Lembrando que “o contexto hoje é diferente do século XIX”, diz que há ideias que se reproduzem, como o fascínio pelo fomento, pela obra pública”. Ora, segundo Justino, “o problema é quando o Estado quer ir além dos meios que tem”. E mais uma vez cita Anselmo de Andrade o último ministro das Finanças da monarquia, que em 1911 escreveu: “É de uma grande monotonia a nossa história financeira. Nas suas linhas gerais cifra-se em gastar mais do que se tem, fazer deficit e pagar mais tarde com empréstimos. Tal é o seu lacónico sumário.”

Uma citação que se aplica aos dias de hoje como ao final da monarquia e sobre a qual Justino conclui: “Foi isso o fontismo, falhou porque contraiu divida e faliu ao fim de 40 anos.” Um período de vida que é similar aos anos do regime democrático, observa, para advertir que “é inegável que os meios construídos pelo fontismo possibilitaram o desenvolvimento do país”.

Fazendo o paralelo com a actualidade, sublinha que “quando Cavaco Silva sobe a primeiro-ministro ninguém contesta as necessidades de obras públicas, o problema é definir até onde se pode ir.” E explica que “depois da fase de desenvolvimento das obras públicas com fundos estruturais feita por Cavaco Silva seguiu-se a fase com António Guterres, de que é o exemplo a Expo”, para insistir na necessidade de haver limites.

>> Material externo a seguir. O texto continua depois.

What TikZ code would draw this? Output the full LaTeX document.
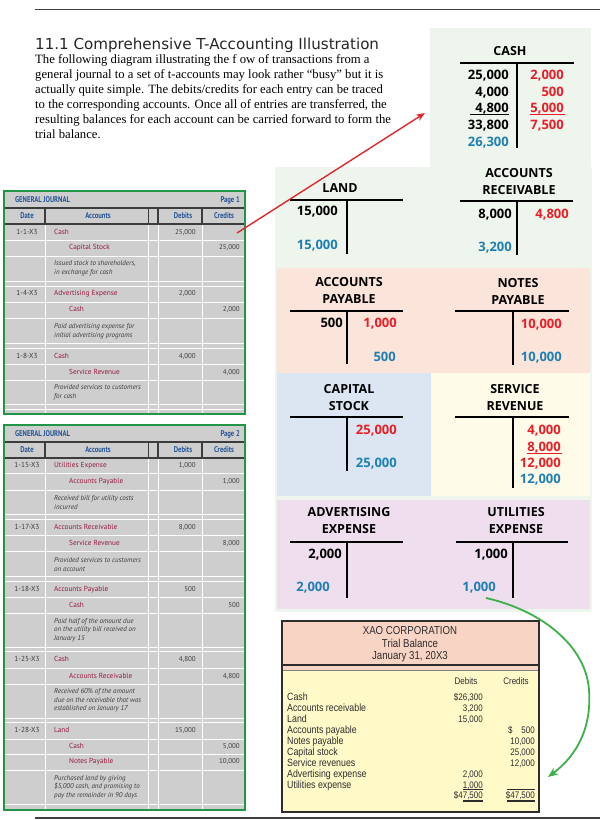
\documentclass[tikz,border=0pt]{standalone}
\usepackage{fontspec}
\setmainfont{Liberation Serif}
\newfontfamily\headfont{DejaVu Sans}
\newfontfamily\tafont{Open Sans}
\newfontfamily\jrfont{PT Sans}
\newfontfamily\jrhead[FakeStretch=0.8]{PT Sans}
\newfontfamily\tbfont[FakeStretch=0.84]{Liberation Sans}
\definecolor{cashbg}{RGB}{238,245,236}
\definecolor{paybg}{RGB}{251,229,218}
\definecolor{stockbg}{RGB}{219,230,242}
\definecolor{revbg}{RGB}{254,251,232}
\definecolor{expbg}{RGB}{238,222,238}
\definecolor{crred}{RGB}{232,30,40}
\definecolor{balblue}{RGB}{30,128,178}
\definecolor{jgray}{RGB}{206,206,206}
\definecolor{jframe}{RGB}{34,150,72}
\definecolor{jacct}{RGB}{150,28,62}
\definecolor{jhead}{RGB}{38,84,150}
\definecolor{jtext}{RGB}{60,60,60}
\definecolor{tbhead}{RGB}{248,212,196}
\definecolor{tbbody}{RGB}{255,250,200}
\definecolor{tbink}{RGB}{45,45,45}
\definecolor{flowred}{RGB}{222,40,45}
\definecolor{flowgreen}{RGB}{62,176,74}
\usetikzlibrary{arrows.meta}

\begin{document}
\begin{tikzpicture}[x=1pt,y=-1pt,
  ttl/.style={font=\tafont\bfseries\fontsize{12.5}{17}\selectfont, align=center, inner sep=0},
  amt/.style={font=\tafont\bfseries\fontsize{13}{15}\selectfont, anchor=base east, inner sep=0},
  cr/.style={amt, text=crred},
  bal/.style={amt, text=balblue},
  tbar/.style={line width=2.4pt},
  jnl/.style={inner sep=0, text height=5pt, text depth=1.5pt, text=jtext, font=\jrfont\fontsize{7.3}{8.6}\selectfont},
  jacc/.style={jnl, anchor=west, text=jacct},
  jamt/.style={jnl, anchor=east, font=\jrfont\fontsize{7}{8}\selectfont},
  jdesc/.style={inner sep=0, anchor=west, align=left, text=jtext, font=\jrfont\itshape\fontsize{7}{8.6}\selectfont},
  jcol/.style={inner sep=0, text=jhead, font=\jrhead\bfseries\fontsize{8.3}{9}\selectfont},
  jsep/.style={white, line width=0.8pt},
  tbtxt/.style={inner sep=0, anchor=base west, text=tbink, font=\tbfont\fontsize{10.5}{11}\selectfont},
  tbnum/.style={tbtxt, anchor=base east, font=\tbfont\fontsize{9.5}{11}\selectfont}]
  \fill[white] (0,0) rectangle (600,820);
  \useasboundingbox (0,0) rectangle (600,820);
  % page rules and heading
  \draw[line width=1.5pt, black!75] (35,9.5) -- (600,9.5);
  \draw[line width=1.5pt, black!75] (35,818) -- (600,818);
  \node[anchor=base west, inner sep=0, text=black!85, font=\headfont\fontsize{15.1}{17}\selectfont] (title) at (35,49) {11.1 Comprehensive T-Accounting Illustration};
  \node[anchor=north west, inner sep=0, align=left, font=\fontsize{12.7}{15}\selectfont] (intro) at (35,54.5)
    {The following diagram illustrating the f ow of transactions from a\\
     general journal to a set of t-accounts may look rather “busy” but it is\\
     actually quite simple. The debits/credits for each entry can be traced\\
     to the corresponding accounts. Once all of entries are transferred, the\\
     resulting balances for each account can be carried forward to form the\\
     trial balance.};

  % coloured panels behind the t-accounts
  \fill[cashbg] (430,28) rectangle (591,168);
  \fill[cashbg] (275,167) rectangle (592,612);
  \fill[paybg] (277,268) rectangle (590,373);
  \fill[stockbg] (277,373) rectangle (431,496);
  \fill[revbg] (431,373) rectangle (590,496);
  \fill[expbg] (277,500) rectangle (590,609);

  % general journal, page 1
  \fill[jgray] (4,191) rectangle (245,414);
  \foreach \c in {45,148,158,202} \draw[jsep] (\c,224) -- (\c,414);
  \foreach \r in {240,256,281,286,302,318,343,348,364,380,404,409} \draw[jsep] (4,\r) -- (245,\r);
  \draw[line width=1.6pt, jtext] (4,208) -- (245,208) (4,224) -- (245,224);
  \foreach \c in {45,158,202} \draw[line width=1.2pt, jtext] (\c,208) -- (\c,224);
  \draw[line width=0.6pt, jtext] (148,208) -- (148,224);
  \draw[jframe, line width=2.2pt] (4,191) rectangle (245,414);
  \node[jcol, anchor=west] (j1name) at (15,200) {GENERAL JOURNAL};
  \node[jcol, anchor=east] (j1page) at (240,200) {Page 1};
  \node[jcol] (j1date) at (27,216) {Date};
  \node[jcol] (j1acct) at (98,216) {Accounts};
  \node[jcol] (j1dr) at (183,216) {Debits};
  \node[jcol] (j1cr) at (224,216) {Credits};
  \node[jnl] (d11) at (27,233) {1-1-X3};
  \node[jacc] (a11) at (54,233) {Cash};
  \node[jamt] (v11) at (196,233) {25,000};
  \node[jacc] (a12) at (69,248) {Capital Stock};
  \node[jamt] (v12) at (240,248) {25,000};
  \node[jdesc] (e1) at (54,268.5) {Issued stock to shareholders,\\in exchange for cash};
  \node[jnl] (d21) at (27,294) {1-4-X3};
  \node[jacc] (a21) at (54,294) {Advertising Expense};
  \node[jamt] (v21) at (196,294) {2,000};
  \node[jacc] (a22) at (69,310) {Cash};
  \node[jamt] (v22) at (240,310) {2,000};
  \node[jdesc] (e2) at (54,331.5) {Paid advertising expense for\\initial advertising programs};
  \node[jnl] (d31) at (27,357) {1-8-X3};
  \node[jacc] (a31) at (54,357) {Cash};
  \node[jamt] (v31) at (196,357) {4,000};
  \node[jacc] (a32) at (69,373) {Service Revenue};
  \node[jamt] (v32) at (240,373) {4,000};
  \node[jdesc] (e3) at (54,392.5) {Provided services to customers\\for cash};

  % general journal, page 2
  \fill[jgray] (4,425) rectangle (245,810);
  \foreach \c in {45,148,158,202} \draw[jsep] (\c,458) -- (\c,810);
  \foreach \r in {473,490,514,519,535,551,576,581,597,613,647,651,668,684,718,722,739,754,770,804} \draw[jsep] (4,\r) -- (245,\r);
  \draw[line width=1.6pt, jtext] (4,442) -- (245,442) (4,458) -- (245,458);
  \foreach \c in {45,158,202} \draw[line width=1.2pt, jtext] (\c,442) -- (\c,458);
  \draw[line width=0.6pt, jtext] (148,442) -- (148,458);
  \draw[jframe, line width=2.2pt] (4,425) rectangle (245,810);
  \node[jcol, anchor=west] (j2name) at (15,434) {GENERAL JOURNAL};
  \node[jcol, anchor=east] (j2page) at (240,434) {Page 2};
  \node[jcol] (j2date) at (27,450) {Date};
  \node[jcol] (j2acct) at (98,450) {Accounts};
  \node[jcol] (j2dr) at (183,450) {Debits};
  \node[jcol] (j2cr) at (224,450) {Credits};
  \node[jnl] (d41) at (27,466) {1-15-X3};
  \node[jacc] (a41) at (54,466) {Utilities Expense};
  \node[jamt] (v41) at (196,466) {1,000};
  \node[jacc] (a42) at (69,482) {Accounts Payable};
  \node[jamt] (v42) at (240,482) {1,000};
  \node[jdesc] (e4) at (54,502.5) {Received bill for utility costs\\incurred};
  \node[jnl] (d51) at (27,528) {1-17-X3};
  \node[jacc] (a51) at (54,528) {Accounts Receivable};
  \node[jamt] (v51) at (196,528) {8,000};
  \node[jacc] (a52) at (69,544) {Service Revenue};
  \node[jamt] (v52) at (240,544) {8,000};
  \node[jdesc] (e5) at (54,564.5) {Provided services to customers\\on account};
  \node[jnl] (d61) at (27,590) {1-18-X3};
  \node[jacc] (a61) at (54,590) {Accounts Payable};
  \node[jamt] (v61) at (196,590) {500};
  \node[jacc] (a62) at (69,606) {Cash};
  \node[jamt] (v62) at (240,606) {500};
  \node[jdesc] (e6) at (54,630) {Paid half of the amount due\\on the utility bill received on\\January 15};
  \node[jnl] (d71) at (27,660) {1-25-X3};
  \node[jacc] (a71) at (54,660) {Cash};
  \node[jamt] (v71) at (196,660) {4,800};
  \node[jacc] (a72) at (69,677) {Accounts Receivable};
  \node[jamt] (v72) at (240,677) {4,800};
  \node[jdesc] (e7) at (54,700.5) {Received 60\% of the amount\\due on the receivable that was\\established on January 17};
  \node[jnl] (d81) at (27,731) {1-28-X3};
  \node[jacc] (a81) at (54,731) {Land};
  \node[jamt] (v81) at (196,731) {15,000};
  \node[jacc] (a82) at (69,747) {Cash};
  \node[jamt] (v82) at (240,747) {5,000};
  \node[jacc] (a83) at (69,762) {Notes Payable};
  \node[jamt] (v83) at (240,762) {10,000};
  \node[jdesc] (e8) at (54,787) {Purchased land by giving\\\$5,000 cash, and promising to\\pay the remainder in 90 days};

  % t-accounts
  \node[ttl] (cash) at (510,51) {CASH};
  \draw[tbar] (460,63) -- (574,63) (517,63) -- (517,148);
  \node[amt] (cash1) at (509,79.6) {25,000};
  \node[amt] (cash2) at (509,96.3) {4,000};
  \node[amt] (cash3) at (509,112.9) {4,800};
  \node[amt] (cash4) at (509,129.6) {33,800};
  \node[bal] (cashbal) at (509,146.3) {26,300};
  \node[cr] (cash5) at (564,79.6) {2,000};
  \node[cr] (cash6) at (564,96.3) {500};
  \node[cr] (cash7) at (564,112.9) {5,000};
  \node[cr] (cash8) at (564,129.6) {7,500};
  \draw[line width=0.8pt] (470,114.6) -- (509,114.6);
  \draw[line width=0.8pt, crred] (530,114.6) -- (565,114.6);

  \node[ttl] (land) at (340,188) {LAND};
  \draw[tbar] (290,200) -- (403,200) (347,200) -- (347,254);
  \node[amt] (land1) at (338,215.6) {15,000};
  \node[bal] (landbal) at (338,249.6) {15,000};

  \node[ttl] (ar) at (519,181.5) {ACCOUNTS\\RECEIVABLE};
  \draw[tbar] (460,201) -- (573,201) (517,201) -- (517,255);
  \node[amt] (ar1) at (512,218.6) {8,000};
  \node[cr] (ar2) at (569,218.6) {4,800};
  \node[bal] (arbal) at (512,251.6) {3,200};

  \node[ttl] (ap) at (349,290.5) {ACCOUNTS\\PAYABLE};
  \draw[tbar] (290,311) -- (403,311) (347,311) -- (347,364);
  \node[amt] (ap1) at (343,327.6) {500};
  \node[cr] (ap2) at (397,327.6) {1,000};
  \node[bal] (apbal) at (396,361.6) {500};

  \node[ttl] (np) at (518,291.5) {NOTES\\PAYABLE};
  \draw[tbar] (455,311) -- (569,311) (513,311) -- (513,365);
  \node[cr] (np1) at (562,328.6) {10,000};
  \node[bal] (npbal) at (562,361.6) {10,000};

  \node[ttl] (cs) at (349,397.5) {CAPITAL\\STOCK};
  \draw[tbar] (290,417) -- (403,417) (347,417) -- (347,471);
  \node[cr] (cs1) at (397,434.6) {25,000};
  \node[bal] (csbal) at (397,467.6) {25,000};

  \node[ttl] (sr) at (515,397.5) {SERVICE\\REVENUE};
  \draw[tbar] (455,417) -- (569,417) (513,417) -- (513,488);
  \node[cr] (sr1) at (561,434.6) {4,000};
  \node[cr] (sr2) at (561,451.2) {8,000};
  \node[cr] (sr3) at (561,467.6) {12,000};
  \node[bal] (srbal) at (561,483.6) {12,000};
  \draw[line width=0.8pt, crred] (527,453.2) -- (562,453.2);

  \node[ttl] (ae) at (349,521) {ADVERTISING\\EXPENSE};
  \draw[tbar] (290,542) -- (403,542) (347,542) -- (347,598);
  \node[amt] (ae1) at (342,558.6) {2,000};
  \node[bal] (aebal) at (330,591.6) {2,000};

  \node[ttl] (ue) at (516,521) {UTILITIES\\EXPENSE};
  \draw[tbar] (456,542) -- (568,542) (513,542) -- (513,598);
  \node[amt] (ue1) at (508,558.6) {1,000};
  \node[bal] (uebal) at (496,591.6) {1,000};

  % trial balance
  \fill[tbhead] (282,621) rectangle (539,670);
  \fill[tbbody] (282,670) rectangle (539,812);
  \draw[line width=2pt, tbink] (282,664.5) -- (539,664.5);
  \draw[line width=0.6pt, black!50] (282,670) -- (539,670);
  \draw[line width=2.4pt, tbink] (282,621) rectangle (539,812);
  \node[tbtxt, anchor=base, font=\tbfont\fontsize{11.5}{12}\selectfont] (tbco) at (410,634.5) {XAO CORPORATION};
  \node[tbtxt, anchor=base, font=\tbfont\fontsize{11.5}{12}\selectfont] (tbname) at (410,647.5) {Trial Balance};
  \node[tbtxt, anchor=base, font=\tbfont\fontsize{11.5}{12}\selectfont] (tbdate) at (410,659.5) {January 31, 20X3};
  \node[tbnum, anchor=base] (tbdr) at (466,684.5) {Debits};
  \node[tbnum, anchor=base] (tbcr) at (516,684.5) {Credits};
  \node[tbtxt] (tb1) at (287,700.5) {Cash};
  \node[tbtxt] (tb2) at (287,711.5) {Accounts receivable};
  \node[tbtxt] (tb3) at (287,722.5) {Land};
  \node[tbtxt] (tb4) at (287,733.5) {Accounts payable};
  \node[tbtxt] (tb5) at (287,744.5) {Notes payable};
  \node[tbtxt] (tb6) at (287,755.5) {Capital stock};
  \node[tbtxt] (tb7) at (287,766.5) {Service revenues};
  \node[tbtxt] (tb8) at (287,777.5) {Advertising expense};
  \node[tbtxt] (tb9) at (287,788) {Utilities expense};
  \node[tbnum] (tbd1) at (483,700.5) {\$26,300};
  \node[tbnum] (tbd2) at (483,711.5) {3,200};
  \node[tbnum] (tbd3) at (483,722.5) {15,000};
  \node[tbnum] (tbd8) at (483,777.5) {2,000};
  \node[tbnum] (tbd9) at (483,788) {1,000};
  \node[tbnum] (tbdt) at (483,798.5) {\$47,500};
  \node[tbnum] (tbc4) at (535,733.5) {\$\hspace{9pt}500};
  \node[tbnum] (tbc5) at (535,744.5) {10,000};
  \node[tbnum] (tbc6) at (535,755.5) {25,000};
  \node[tbnum] (tbc7) at (535,766.5) {12,000};
  \node[tbnum] (tbct) at (535,798.5) {\$47,500};
  \draw[line width=0.7pt, tbink] (463,789.8) -- (483,789.8) (507,789.8) -- (535,789.8);
  \draw[line width=2pt, tbink] (463,800.8) -- (483,800.8) (507,800.8) -- (535,800.8);

  % flow arrows
  \coordinate (postcash) at (237,233);
  \coordinate (cashin) at (425,113);
  \coordinate (ueout) at (486,598);
  \coordinate (tbin) at (548,777);
  \draw[flowred, line width=1.4pt, -{Stealth[length=9pt,width=7pt]}] (postcash) -- (cashin);
  \draw[flowgreen, line width=1.8pt, -{Stealth[length=10pt,width=8pt]}] (ueout)
    .. controls (540,610) and (586,645) .. (589,690)
    .. controls (592,730) and (575,757) .. (tbin);
\end{tikzpicture}
\end{document}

É essa noção de limite que leva a que relate na introdução do livro uma reunião de Conselho de Ministros do Governo Durão Barroso em que criticou a opção de obras. “A minha preocupação no Conselho de Ministros, que cito, era por que se queria atalhar a crise e criar emprego, por que se ia buscar o velho modelo.” E acrescenta que na altura apontou como alternativa um plano de obras para as escolas do primeiro ciclo em estado de degradação, um tipo de opção que foi adoptada por José Sócrates com a Parque Escolar.